After a tough grind to bull-market territory, US stocks are incrementally edging higher on some corporate news and after a soft Canadian jobs report helped push global bond yields lower. With the S&P 500 entering bull market territory yesterday, many traders will closely watch to see if prices can stay bullish with this weekend close.

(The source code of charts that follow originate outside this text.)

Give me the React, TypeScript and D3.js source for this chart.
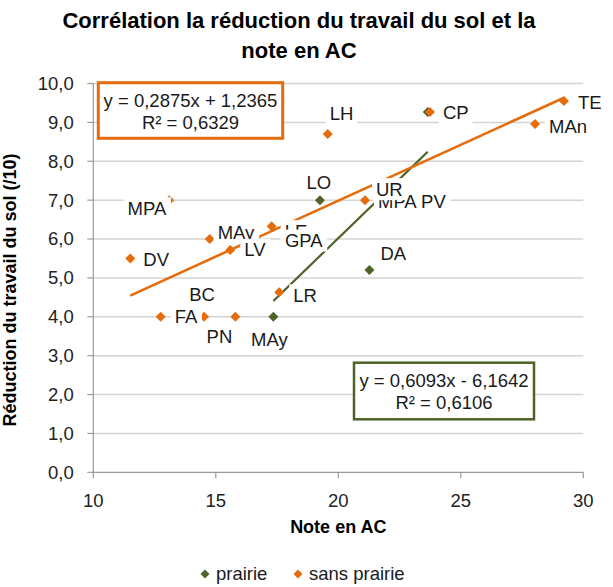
import React, { useEffect, useRef } from "react";
import * as d3 from "d3";

const W = 613;
const H = 587;
const FONT = "'Liberation Sans', Arial, sans-serif";

const titleLines = ["Corrélation la réduction du travail du sol et la", "note en AC"];
const xAxisTitle = "Note en AC";
const yAxisTitle = "Réduction du travail du sol (/10)";

const seriesNames = ["prairie", "sans prairie"];
const seriesColors = ["#4F6228", "#E46C0A"];

const xTicks = [10, 15, 20, 25, 30];
const yTicks = [0, 1, 2, 3, 4, 5, 6, 7, 8, 9, 10];

// Farms with grassland in the rotation
const prairieNames = ["MAy", "LO", "DA", "CP"];
const prairieNotes = [17.35, 19.25, 21.27, 23.65];
const prairieReductions = [4.0, 7.0, 5.2, 9.27];

// Farms without grassland
const sansNames = ["LH", "MPA", "MAy", "LE", "LV", "DV", "FA", "BC", "PN", "LR", "UR", "CP", "TE", "MAn"];
const sansNotes = [19.57, 13.1, 14.75, 17.28, 15.59, 11.51, 12.75, 14.52, 15.8, 17.59, 21.09, 23.74, 29.21, 28.03];
const sansReductions = [8.7, 7.0, 6.0, 6.33, 5.72, 5.5, 4.0, 4.0, 4.0, 4.63, 7.0, 9.27, 9.55, 8.96];

// Labels whose own markers sit underneath other markers (anchored at the text's left edge)
const extraNames = ["MPA", "PV", "GPA"];
const extraNotes = [21.62, 23.38, 17.82];
const extraReductions = [6.96, 6.96, 5.96];

// Linear trend: slope, intercept, R²
const prairieTrend = [0.6093, -6.1642, 0.6106];
const sansTrend = [0.2875, 1.2365, 0.6329];

// Placement of each data label relative to its marker
type LabelPos = { anchor: "start" | "middle" | "end"; dx: number; dy: number };
const prairieLabelPos: Record<string, LabelPos | null> = {
  MAy: { anchor: "middle", dx: -4, dy: 23 },
  LO: { anchor: "middle", dx: -1, dy: -18 },
  DA: { anchor: "start", dx: 11, dy: -17 },
  CP: null,
};
const sansLabelPos: Record<string, LabelPos> = {
  LH: { anchor: "start", dx: 2, dy: -21 },
  MPA: { anchor: "end", dx: -3, dy: 8 },
  MAy: { anchor: "start", dx: 8, dy: -6 },
  LE: { anchor: "start", dx: 13, dy: 5 },
  LV: { anchor: "start", dx: 14, dy: 0 },
  DV: { anchor: "start", dx: 13, dy: 1.5 },
  FA: { anchor: "start", dx: 14, dy: 0 },
  BC: { anchor: "middle", dx: -2, dy: -22 },
  PN: { anchor: "middle", dx: -16, dy: 20 },
  LR: { anchor: "start", dx: 14, dy: 3 },
  UR: { anchor: "start", dx: 11, dy: -11 },
  CP: { anchor: "start", dx: 13, dy: 1 },
  TE: { anchor: "start", dx: 14, dy: 2 },
  MAn: { anchor: "start", dx: 14, dy: 3 },
};

const frNum = (v: number, d: number) => v.toFixed(d).replace(".", ",");
const eqText = (t: number[]) =>
  `y = ${frNum(t[0], 4)}x ${t[1] < 0 ? "-" : "+"} ${frNum(Math.abs(t[1]), 4)}`;
const r2Text = (t: number[]) => `R² = ${frNum(t[2], 4)}`;

export default function App() {
  const ref = useRef<SVGSVGElement | null>(null);

  useEffect(() => {
    const svg = d3.select(ref.current);
    svg.selectAll("*").remove();

    const left = 93.3, right = 583.3, top = 83.5, bottom = 472.3;
    const x = d3.scaleLinear().domain([10, 30]).range([left, right]);
    const y = d3.scaleLinear().domain([0, 10]).range([bottom, top]);
    const fs = 18.5;

    svg.append("rect").attr("width", W).attr("height", H).attr("fill", "#fff");

    // title
    svg.selectAll("text.title")
      .data(titleLines)
      .join("text")
      .attr("class", "title")
      .attr("x", 299)
      .attr("y", (_, i) => 28 + i * 30)
      .attr("text-anchor", "middle")
      .attr("font-family", FONT)
      .attr("font-weight", "bold")
      .attr("font-size", 22)
      .attr("fill", "#000")
      .text((d) => d);

    // gridlines
    svg.append("g")
      .selectAll("line")
      .data(yTicks.filter((t) => t > 0))
      .join("line")
      .attr("x1", left).attr("x2", right)
      .attr("y1", (d) => y(d)).attr("y2", (d) => y(d))
      .attr("stroke", "#d4d4d4").attr("stroke-width", 1.5);

    // axes
    const axisColor = "#999";
    svg.append("line").attr("x1", left).attr("x2", left).attr("y1", top).attr("y2", bottom)
      .attr("stroke", axisColor).attr("stroke-width", 1.2);
    svg.append("line").attr("x1", left).attr("x2", right).attr("y1", bottom).attr("y2", bottom)
      .attr("stroke", axisColor).attr("stroke-width", 1.2);
    svg.append("g").selectAll("line").data(yTicks).join("line")
      .attr("x1", left - 6).attr("x2", left)
      .attr("y1", (d) => y(d)).attr("y2", (d) => y(d))
      .attr("stroke", axisColor).attr("stroke-width", 1.2);
    svg.append("g").selectAll("line").data(xTicks).join("line")
      .attr("x1", (d) => x(d)).attr("x2", (d) => x(d))
      .attr("y1", bottom).attr("y2", bottom + 6)
      .attr("stroke", axisColor).attr("stroke-width", 1.2);

    svg.append("g").selectAll("text").data(yTicks).join("text")
      .attr("x", left - 19.5)
      .attr("y", (d) => y(d))
      .attr("dy", "0.35em")
      .attr("text-anchor", "end")
      .attr("font-family", FONT).attr("font-size", fs).attr("fill", "#222")
      .text((d) => frNum(d, 1));
    svg.append("g").selectAll("text").data(xTicks).join("text")
      .attr("x", (d) => x(d))
      .attr("y", bottom + 28)
      .attr("dy", "0.35em")
      .attr("text-anchor", "middle")
      .attr("font-family", FONT).attr("font-size", fs).attr("fill", "#222")
      .text((d) => String(d));

    // axis titles
    svg.append("text")
      .attr("x", (left + right) / 2).attr("y", 527).attr("dy", "0.35em")
      .attr("text-anchor", "middle")
      .attr("font-family", FONT).attr("font-weight", "bold").attr("font-size", 18)
      .attr("fill", "#000").text(xAxisTitle);
    svg.append("text")
      .attr("transform", `translate(10,290) rotate(-90)`)
      .attr("dy", "0.35em")
      .attr("text-anchor", "middle")
      .attr("font-family", FONT).attr("font-weight", "bold").attr("font-size", 18)
      .attr("fill", "#000").text(yAxisTitle);

    // trend lines
    const trendLine = (t: number[], xs: number[], color: string, w: number) => {
      const [x0, x1] = d3.extent(xs) as [number, number];
      const pts: [number, number][] = [x0, x1].map((v) => [x(v), y(t[0] * v + t[1])]);
      svg.append("path")
        .attr("d", d3.line()(pts))
        .attr("stroke", color).attr("stroke-width", w).attr("fill", "none");
    };
    trendLine(prairieTrend, prairieNotes, seriesColors[0], 2.2);
    trendLine(sansTrend, sansNotes, seriesColors[1], 2.6);

    // markers
    const diamond = d3.symbol(d3.symbolSquare, 50)();
    const drawMarkers = (xs: number[], ys: number[], color: string) => {
      svg.append("g").selectAll("path").data(xs).join("path")
        .attr("d", diamond)
        .attr("transform", (d, i) => `translate(${x(d)},${y(ys[i])}) rotate(45)`)
        .attr("fill", color);
    };
    drawMarkers(prairieNotes, prairieReductions, seriesColors[0]);
    drawMarkers(sansNotes, sansReductions, seriesColors[1]);

    // data labels with white backing
    const labelLayer = svg.append("g");
    const drawLabel = (name: string, cx: number, cy: number, anchor: string) => {
      const g = labelLayer.append("g");
      const r = g.append("rect").attr("fill", "#fff");
      const t = g.append("text")
        .attr("x", cx).attr("y", cy).attr("dy", "0.35em")
        .attr("text-anchor", anchor)
        .attr("font-family", FONT).attr("font-size", fs).attr("fill", "#1a1a1a")
        .text(name);
      const bb = (t.node() as SVGTextElement).getBBox();
      r.attr("x", bb.x - 4).attr("width", bb.width + 8).attr("y", cy - 11).attr("height", 22);
    };
    prairieNames.forEach((n, i) => {
      const p = prairieLabelPos[n];
      if (!p) return;
      drawLabel(n, x(prairieNotes[i]) + p.dx, y(prairieReductions[i]) + p.dy, p.anchor);
    });
    extraNames.slice(0, 2).forEach((n, i) => drawLabel(n, x(extraNotes[i]), y(extraReductions[i]), "start"));
    sansNames.forEach((n, i) => {
      const p = sansLabelPos[n];
      drawLabel(n, x(sansNotes[i]) + p.dx, y(sansReductions[i]) + p.dy, p.anchor);
    });
    extraNames.slice(2).forEach((n, j) => {
      const i = j + 2;
      drawLabel(n, x(extraNotes[i]), y(extraReductions[i]), "start");
    });

    // trend equations
    const eqBox = (t: number[], bx: number, by: number, bw: number, bh: number, color: string, sw: number) => {
      const g = svg.append("g");
      g.append("rect").attr("x", bx).attr("y", by).attr("width", bw).attr("height", bh)
        .attr("fill", "#fff").attr("stroke", color).attr("stroke-width", sw);
      [eqText(t), r2Text(t)].forEach((s, i) => {
        g.append("text")
          .attr("x", bx + bw / 2).attr("y", by + 18 + i * 22).attr("dy", "0.35em")
          .attr("text-anchor", "middle")
          .attr("font-family", FONT).attr("font-size", fs).attr("fill", "#1a1a1a")
          .text(s);
      });
    };
    eqBox(sansTrend, 98.3, 82.7, 184.4, 55.6, seriesColors[1], 3);
    eqBox(prairieTrend, 354, 362.7, 180, 56.6, seriesColors[0], 2.5);

    // legend
    const legendY = 574;
    const legendItems = [
      { name: seriesNames[0], color: seriesColors[0], mx: 205 },
      { name: seriesNames[1], color: seriesColors[1], mx: 298 },
    ];
    legendItems.forEach((it) => {
      svg.append("path").attr("d", d3.symbol(d3.symbolSquare, 40)())
        .attr("transform", `translate(${it.mx},${legendY}) rotate(45)`)
        .attr("fill", it.color);
      svg.append("text")
        .attr("x", it.mx + 11).attr("y", legendY).attr("dy", "0.35em")
        .attr("font-family", FONT).attr("font-size", fs).attr("fill", "#1a1a1a")
        .text(it.name);
    });
  }, []);

  return (
    <svg
      ref={ref}
      width={W}
      height={H}
      style={{ position: "absolute", left: 0, top: 0 }}
    />
  );
}
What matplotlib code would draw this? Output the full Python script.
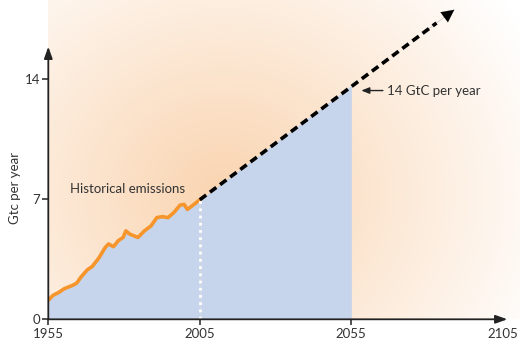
import numpy as np
import matplotlib
matplotlib.use("Agg")
import matplotlib.pyplot as plt

# historical emissions (GtC per year)
hist_years = [1955, 1956.6, 1958.2, 1960.4, 1963.1, 1964.4, 1965.8, 1967.9, 1969.5,
              1971.7, 1973.8, 1974.9, 1976.5, 1978.1, 1979.7, 1980.6, 1981.9, 1984.6,
              1986.7, 1988.9, 1990.8, 1992.6, 1994.5, 1996.4, 1998.5, 1999.8, 2000.9,
              2002.8, 2005]
hist_values = [1.11, 1.40, 1.54, 1.79, 1.98, 2.11, 2.46, 2.88, 3.07,
               3.57, 4.18, 4.38, 4.22, 4.57, 4.76, 5.14, 4.95, 4.76,
               5.14, 5.43, 5.91, 5.97, 5.91, 6.20, 6.64, 6.68, 6.39,
               6.64, 6.95]

# projected path
proj_years = [2005, 2055]
proj_values = [6.95, 13.6]
proj_tip = (2089, 18.0)

x_ticks = [1955, 2005, 2055, 2105]
y_ticks = [0, 7, 14]

BLUE = "#c6d5eb"
ORANGE = "#f5952b"
TEXT = "#333333"
FONT = ["Lato", "DejaVu Sans"]

plt.rcParams["font.family"] = FONT

fig = plt.figure(figsize=(5.2, 3.55), dpi=100)
ax = fig.add_axes([48.3 / 520, (355 - 319.3) / 355, 1 - 48.3 / 520, 319.3 / 355])
x0, x1 = 1955, 1955 + (520 - 48.3) / 3.03
y0, y1 = 0, 319.3 / 17.2
ax.set_xlim(x0, x1)
ax.set_ylim(y0, y1)

# soft orange glow behind everything
w, h = 472, 319
gx, gy = np.meshgrid(np.arange(w), np.arange(h))
cx, cy = 175, 195
d = np.sqrt(((gx - cx) / 1.1) ** 2 + (gy - cy) ** 2) / 320
t = np.clip(1 - d, 0, 1) ** 1.0
peak = np.array([250, 212, 176]) / 255
img = np.ones((h, w, 3)) - t[..., None] * (1 - peak)[None, None, :]
ax.imshow(img, extent=[x0, x1, y0, y1], aspect="auto", zorder=0, interpolation="bilinear")

# blue area under history and projection
ax.fill_between(hist_years, 0, hist_values, color=BLUE, lw=0, zorder=1)
ax.fill_between(proj_years, 0, proj_values, color=BLUE, lw=0, zorder=1)

ax.plot(hist_years, hist_values, color=ORANGE, lw=2.6, solid_capstyle="round", zorder=3)
ax.plot([2005, 2005], [0, hist_values[-1]], color="white", lw=2, ls=(0, (1, 1.6)), zorder=3)

# dashed projection with solid arrowhead
sx, sy = proj_years[0], proj_values[0]
ex, ey = proj_tip
frac = 0.93
ax.plot([sx, sx + (ex - sx) * frac], [sy, sy + (ey - sy) * frac], color="black", lw=2.6,
        ls=(0, (2.2, 1.3)), zorder=4, clip_on=False)
ax.annotate("", xy=(ex, ey), xytext=(sx + (ex - sx) * 0.9, sy + (ey - sy) * 0.9),
            arrowprops=dict(arrowstyle="-|>,head_length=0.9,head_width=0.45",
                            color="black", lw=0.1, shrinkA=0, shrinkB=0), zorder=5)

# axes with arrows
for s in ax.spines.values():
    s.set_visible(False)
ax.annotate("", xy=(1955, 15.85), xytext=(1955, 0),
            arrowprops=dict(arrowstyle="-|>,head_length=0.7,head_width=0.25",
                            color="#222222", lw=1.3, shrinkA=0, shrinkB=0),
            annotation_clip=False, zorder=6)
ax.annotate("", xy=(2106.5, 0), xytext=(1955, 0),
            arrowprops=dict(arrowstyle="-|>,head_length=0.7,head_width=0.25",
                            color="#222222", lw=1.3, shrinkA=0, shrinkB=0),
            annotation_clip=False, zorder=6)

ax.set_xticks(x_ticks)
ax.set_xticklabels([str(v) for v in x_ticks])
ax.set_yticks(y_ticks)
ax.set_yticklabels([str(v) for v in y_ticks])
ax.tick_params(axis="both", length=4, width=1.1, color="#222222", labelcolor=TEXT,
               labelsize=9.5, pad=2)
ax.xaxis.get_major_ticks()[-1].tick1line.set_visible(False)
ax.set_ylabel("Gtc per year", fontsize=9.5, color=TEXT)
ax.yaxis.set_label_coords(-0.057, 0.41)

ax.text(1962.2, 7.56, "Historical emissions", fontsize=9.5, color=TEXT, va="center", ha="left", zorder=6)
ax.annotate("14 GtC per year", xy=(2058.3, 13.3), xytext=(2066.8, 13.3), fontsize=9.5, color=TEXT,
            va="center", ha="left",
            arrowprops=dict(arrowstyle="-|>,head_length=0.5,head_width=0.2",
                            color="#222222", lw=1, shrinkA=1, shrinkB=0), zorder=6)

fig.savefig("out.png", dpi=100)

It is hard to have a nice rally in the Nasdaq without some good news for one of the mega-cap tech giants. Tesla has done it again, this time it partnered with GM, joining Ford in using their charging network. You have the three EV giants in the US using the EV leader’s North American charging network and technologies. For now, Tesla share prices can’t stop rallying despite hitting some extreme overbought levels. It is good to be the EV king, and right now it doesn’t seem anyone is close to making a run at them.
Canada
Following Wednesday’s surprise BOC rate hike, the Canadian employment report showed the end of a job growth streak that was in place since last fall. Employment fell 17,000 and the unemployment rate rose to 5.2% as growth moderates. After such a long winning streak of job growth, this weak reading could be a sign that the BOC’s tightening cycle is starting to slow the economy. It is one soft report, but that didn’t stop it from moving Canadian yields lower. Rate hike odds for the BOC to raise rates at the July 12th meeting fell from 69.5% to 61.3% following the end of the eight-month streak of job gains.
The Canadian dollar initially tumbled nearly 40 pips to the dollar, but has recovered the majority of the initial losses. This one report of softness in the economy won’t quite yet derail the BOC’s hawkish stance.